Daggubati moved with her family to the Kalamazoo area from their native India ten years ago. Still very much tied to her Indian roots, her time in service-learning has also given her a greater understanding of the complex social issues at play in American society “In many classes, we learn the theories about the roots of so many social problems,” she says. “But I am able to make those connections to the real world when I’m involved. It keeps me rooted in the realities of the world, and it has given me a greater understanding of American culture.”

Tom Thornburg is the managing attorney at Farmworker Legal Services, a non-profit agency based in Bangor, Mich., a small community about 25 miles west of Kalamazoo, in an agricultural area where hundreds of migrant workers flock each year to work in fields and orchards. His agency assists these workers – overwhelmingly Hispanic – with everything from language services to information on their legal rights to informing them of resources available to them. He’s been working with the CCE for almost a decade, and the K students who’ve come through his doors have become an invaluable resource.

“The students from K are some of the brightest, best-equipped and most professional volunteers we get,” Thornburg says. “They come here with a sense of enthusiasm to help, a sense of what to do, an autonomy. They’re excellent, right up there in many ways with the law students we have working here.”

Over the years, hundreds of the nearly 2,000 students Associate Professor of Psychology Karyn Boatwright has taught have participated in service-learning programs, in a diverse group of local agencies, from the Kalamazoo Public Schools to Planned Parenthood to Goodwill Industries.

Through more than 30 different courses at the College designed with community partners, faculty at K have engaged thousands of students, community residents and leaders to create opportunities for experiential learning and impact derived organically and intentionally from service-learning work.

Says Boatwright, “The CCE and their students consistently impress upon us the need for reflection to ensure that we are not only connecting the proverbial dots, but understanding the political and social connections between success and social factors. Civic engagement experiences improve the quality of learning for our students and strengthen our community.”

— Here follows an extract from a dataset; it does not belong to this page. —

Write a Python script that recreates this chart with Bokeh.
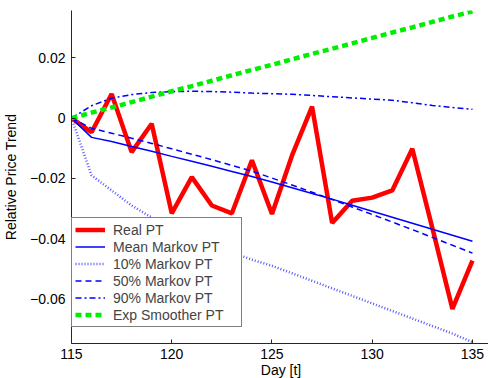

The College’s solid commitment to developing the next generation of leaders who are observant, lifelong learners intent on crafting solutions to problems plaguing a suffering world is stronger now than ever. Concludes Geist: “The founders of K were always interested in social justice, and our programming is a manifestation of that. It’s the idea that we should be creating a fellowship of learning, not just working in ivory towers tucked away from society.”